Mel Simpson wasn’t quite so precious. To Orford’s enduring chagrin, the engineer performed his own rather injudicious edit on parts of the album.
“Part of a dual synth lead part went completely missing at the end of The Last Human Gateway,” he says. “I asked to put it back in and he said ‘Oh, there’s no time for that!’”
Nonetheless, Mike and bassist Tim Esau still had the treat of going to Abbey Road for the mastering the following week.
“It was great,” remembers Holmes. “We only had an hour there, but after being cooped up in a tiny studio, we thought, ‘We’ve hit the big time!”
The thrill endured as they retired to their Kensal Green flat to listen in awe to the finished product, then played their first headline show at the Marquee on September 15 to coincide with the release date. But the album’s sleeve wasn’t finished, so initial copies were sold with a plain cover.
That was a shame since Nicholls’ artwork soon became an important part of the band’s visual identity, the sleeve of Tales… depicting a maelstrom of images inhabiting the songs.
“I can’t think of that album without Peter’s artwork,” says Cook, and Nicholls admits that the visuals were an essential part of the whole package: “I thought, ‘This music is really hard to get into on first hearing,’ so I felt it was important have some sort of
visual impact. So I came up with the costumes and make-up, and I certainly didn’t want anyone else’s art on the cover…”
The album was favourably reviewed in Sounds and Kerrang! among other places, with the former calling it “a debut disc that dazzles with its dexterity”. And contrary to Simpson’s expectations, Tales… has gone on to sell an estimated 60,000 copies – “pretty good for a little independent release”, says Holmes.
Those sales were generated over several years as IQ slowly gained new generations of fans. Their 1985 follow-up album, The Wake is regarded by many as an even better record, and despite several line-up changes since, their standards have rarely slipped, with highlights including 1998’s sprawling double album Subterranea and their last outing, 2009’s more immediate Frequency. Soon after that album, Paul Cook rejoined the group after a four-year absence, and in 2011 original bassist Tim Esau also rejoined after having left in 1989.
The feeling of having come full circle has now been underlined by the reissue of a remixed, deluxe version of Tales… on Holmes’ Giant Electric Pea label in March of this year. It still proved a tricky undertaking, involving, oddly enough, the baking of the original masters.

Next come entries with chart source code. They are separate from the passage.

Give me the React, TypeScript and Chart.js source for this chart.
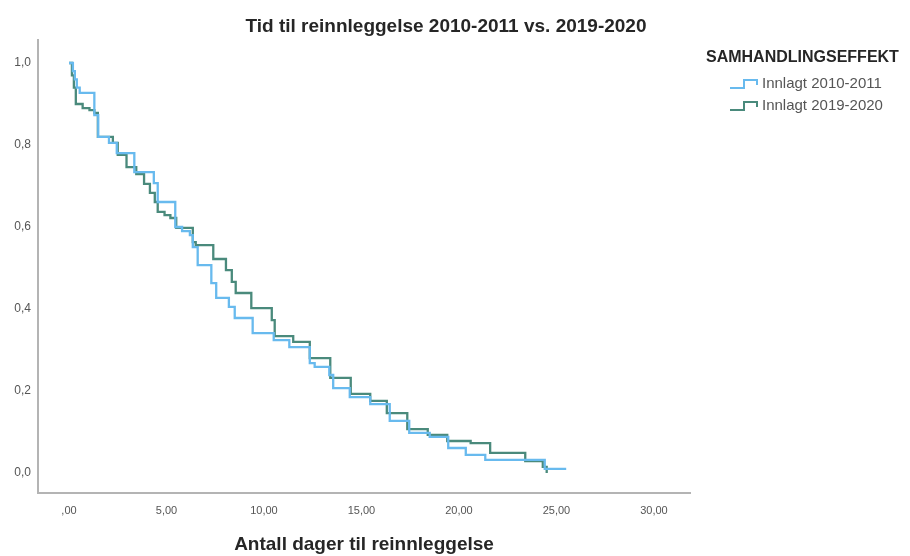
import React, { useEffect, useRef } from "react";
import { Chart, registerables } from "chart.js";

Chart.register(...registerables);

const TITLE = "Tid til reinnleggelse 2010-2011 vs. 2019-2020";
const X_TITLE = "Antall dager til reinnleggelse";
const LEGEND_TITLE = "SAMHANDLINGSEFFEKT";
const SERIES_NAMES = ["Innlagt 2010-2011", "Innlagt 2019-2020"];
const SERIES_COLORS = ["rgb(104,186,238)", "rgb(74,138,124)"];

const X_TICK_VALUES = [0, 5, 10, 15, 20, 25, 30];
const X_TICK_LABELS = [",00", "5,00", "10,00", "15,00", "20,00", "25,00", "30,00"];
const Y_TICK_VALUES = [0, 0.2, 0.4, 0.6, 0.8, 1.0];
const Y_TICK_LABELS = ["0,0", "0,2", "0,4", "0,6", "0,8", "1,0"];

// Innlagt 2010-2011
const BLUE_T = [0, 0.2, 0.3, 0.4, 0.55, 1.3, 1.5, 2.05, 2.45, 3.35, 4.35, 4.55, 5.45, 5.8, 6.2, 6.35, 6.6, 7.3, 7.55, 8.2, 8.5, 9.42, 10.5, 11.3, 12.35, 12.6, 13.35, 13.55, 14.4, 15.45, 16.45, 17.45, 18.5, 19.45, 20.35, 21.35, 24.4, 25.5];
const BLUE_S = [1.0, 0.98, 0.96, 0.94, 0.927, 0.873, 0.82, 0.805, 0.78, 0.734, 0.707, 0.661, 0.6, 0.59, 0.58, 0.551, 0.507, 0.463, 0.427, 0.405, 0.378, 0.341, 0.324, 0.307, 0.268, 0.259, 0.239, 0.207, 0.185, 0.168, 0.127, 0.098, 0.088, 0.061, 0.044, 0.032, 0.01, 0.01];

// Innlagt 2019-2020
const GREEN_T = [0, 0.15, 0.25, 0.35, 0.7, 1.05, 1.3, 1.48, 2.25, 2.5, 2.95, 3.45, 3.85, 4.15, 4.4, 4.55, 4.9, 5.2, 5.5, 6.35, 6.5, 7.4, 8.05, 8.35, 8.55, 9.35, 10.4, 10.55, 11.5, 12.35, 13.4, 14.45, 15.45, 16.3, 17.35, 18.4, 19.4, 20.6, 21.6, 23.4, 24.3, 24.5];
const GREEN_S = [1.0, 0.97, 0.94, 0.9, 0.89, 0.885, 0.878, 0.82, 0.805, 0.776, 0.746, 0.729, 0.705, 0.683, 0.661, 0.637, 0.629, 0.622, 0.598, 0.563, 0.556, 0.522, 0.495, 0.466, 0.439, 0.402, 0.373, 0.334, 0.32, 0.28, 0.232, 0.193, 0.176, 0.146, 0.107, 0.093, 0.078, 0.073, 0.049, 0.029, 0.015, 0.0];

const FONT = "'Liberation Sans', Arial, sans-serif";

const toPoints = (t: number[], s: number[]) => t.map((x, i) => ({ x, y: s[i] }));

const overlayPlugin = {
  id: "overlay",
  afterDraw(chart: any) {
    const ctx = chart.ctx as CanvasRenderingContext2D;
    ctx.save();
    // Title
    ctx.fillStyle = "#262626";
    ctx.font = `bold 19px ${FONT}`;
    ctx.textAlign = "center";
    ctx.textBaseline = "middle";
    ctx.fillText(TITLE, 446, 27);

    // Legend
    ctx.textAlign = "left";
    ctx.font = `bold 16px ${FONT}`;
    ctx.fillStyle = "#262626";
    ctx.fillText(LEGEND_TITLE, 706, 58);
    ctx.font = `15px ${FONT}`;
    SERIES_NAMES.forEach((name, i) => {
      const cy = 84 + i * 22;
      ctx.strokeStyle = SERIES_COLORS[i];
      ctx.lineWidth = 2;
      ctx.beginPath();
      ctx.moveTo(730, cy + 4);
      ctx.lineTo(744, cy + 4);
      ctx.lineTo(744, cy - 4);
      ctx.lineTo(757, cy - 4);
      ctx.lineTo(757, cy + 1);
      ctx.stroke();
      ctx.fillStyle = "#555";
      ctx.fillText(name, 762, cy);
    });
    ctx.restore();
  },
};

export default function App() {
  const ref = useRef<HTMLCanvasElement>(null);

  useEffect(() => {
    if (!ref.current) return;
    const chart = new Chart(ref.current, {
      type: "line",
      data: {
        datasets: [
          {
            label: SERIES_NAMES[0],
            data: toPoints(BLUE_T, BLUE_S),
            borderColor: SERIES_COLORS[0],
            borderWidth: 2.3,
            pointRadius: 0,
            stepped: "before",
            fill: false,
          },
          {
            label: SERIES_NAMES[1],
            data: toPoints(GREEN_T, GREEN_S),
            borderColor: SERIES_COLORS[1],
            borderWidth: 2.3,
            pointRadius: 0,
            stepped: "before",
            fill: false,
          },
        ],
      },
      options: {
        responsive: false,
        animation: false,
        layout: { padding: { left: 8, right: 220, top: 40, bottom: 0 } },
        plugins: {
          legend: { display: false },
          title: { display: false },
          tooltip: { enabled: false },
        },
        scales: {
          x: {
            type: "linear",
            min: -1.59,
            max: 31.85,
            afterFit: (s: any) => {
              s.height = 63;
            },
            afterBuildTicks: (s: any) => {
              s.ticks = X_TICK_VALUES.map((v) => ({ value: v }));
            },
            grid: { display: false, drawTicks: false },
            border: { display: true, color: "#b4b4b4", width: 2 },
            ticks: {
              padding: 11,
              color: "#555",
              font: { family: FONT, size: 11 },
              maxRotation: 0,
              autoSkip: false,
              callback: (v: any) => {
                const i = X_TICK_VALUES.indexOf(Number(v));
                return i >= 0 ? X_TICK_LABELS[i] : "";
              },
            },
            title: {
              display: true,
              text: X_TITLE,
              color: "#262626",
              font: { family: FONT, size: 19, weight: "bold" },
              padding: { top: 0, bottom: 0 },
            },
          },
          y: {
            type: "linear",
            min: -0.0488,
            max: 1.0561,
            afterFit: (s: any) => {
              s.width = 30;
            },
            afterBuildTicks: (s: any) => {
              s.ticks = Y_TICK_VALUES.map((v) => ({ value: v }));
            },
            grid: { display: false, drawTicks: false },
            border: { display: true, color: "#b4b4b4", width: 2 },
            ticks: {
              padding: 7,
              color: "#555",
              font: { family: FONT, size: 12 },
              autoSkip: false,
              callback: (v: any) => {
                const i = Y_TICK_VALUES.findIndex((t) => Math.abs(t - Number(v)) < 1e-6);
                return i >= 0 ? Y_TICK_LABELS[i] : "";
              },
            },
          },
        },
      },
      plugins: [overlayPlugin],
    });
    return () => chart.destroy();
  }, []);

  return (
    <div style={{ position: "absolute", left: 0, top: 0, width: 910, height: 556, background: "#fff" }}>
      <canvas ref={ref} width={910} height={556} style={{ display: "block" }} />
    </div>
  );
}
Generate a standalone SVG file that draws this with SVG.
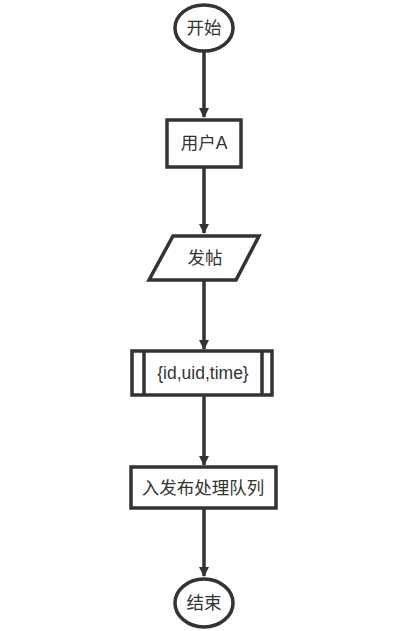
<svg xmlns="http://www.w3.org/2000/svg" width="412" height="631" viewBox="0 0 412 631">
<style>
.s{fill:#fff;stroke:#333;stroke-width:3.5}
.t{font-family:"Liberation Sans","Noto Sans CJK SC",sans-serif;font-size:17.5px;fill:#333;text-anchor:middle;dominant-baseline:central}
.c{stroke:#333;stroke-width:3.5;fill:none}
</style>
<defs>
<marker id="a" markerWidth="10" markerHeight="10" refX="9" refY="5" orient="auto" markerUnits="userSpaceOnUse">
<path d="M0,0 L10,5 L0,10 Z" fill="#333"/>
</marker>
</defs>
<rect width="412" height="631" fill="#fff"/>
<g id="connectors">
<path class="c" d="M204,50 V117" marker-end="url(#a)"/>
<path class="c" d="M204,167 V233" marker-end="url(#a)"/>
<path class="c" d="M204,280 V349" marker-end="url(#a)"/>
<path class="c" d="M204,395 V465" marker-end="url(#a)"/>
<path class="c" d="M204,508 V576" marker-end="url(#a)"/>
</g>
<g id="start">
<ellipse class="s" cx="204" cy="28" rx="29" ry="23"/>
<text class="t" x="204" y="28">开始</text>
</g>
<g id="userA">
<rect class="s" x="167" y="120" width="74" height="47"/>
<text class="t" x="204" y="143">用户A</text>
</g>
<g id="post">
<polygon class="s" points="173,236 259,236 236,280 149,280"/>
<text class="t" x="205" y="258">发帖</text>
</g>
<g id="data">
<rect class="s" x="132" y="351" width="140" height="44"/>
<line class="c" x1="144" y1="351" x2="144" y2="395"/>
<line class="c" x1="262" y1="351" x2="262" y2="395"/>
<text class="t" x="203" y="373">{id,uid,time}</text>
</g>
<g id="queue">
<rect class="s" x="131" y="467" width="145" height="41"/>
<text class="t" x="203" y="488">入发布处理队列</text>
</g>
<g id="end">
<ellipse class="s" cx="204" cy="603" rx="29" ry="24"/>
<text class="t" x="204" y="603">结束</text>
</g>
</svg>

“The tapes had been stored, appropriately enough, in someone’s attic,” Holmes explains. “The oxide on them gathers moisture, which makes it disintegrate, and to dry them you bake the tapes at a very low temperature for three days, then you have around a month to transfer them to more up-to-date media. It’s still a risky process, so it was pretty nerve-racking. Thankfully, it all turned out fine.
Omissions like Orford’s keyboard part were restored, and the original vision was finally achieved for an album that Holmes admits he had come to enjoy a “love-hate relationship” with.
“I have to say they did a remarkable job,” says Orford, who retired from music in 2007. “They made it what it should have been in the first place. It now has a production that matches the songwriting. So the story has a happy ending, really.”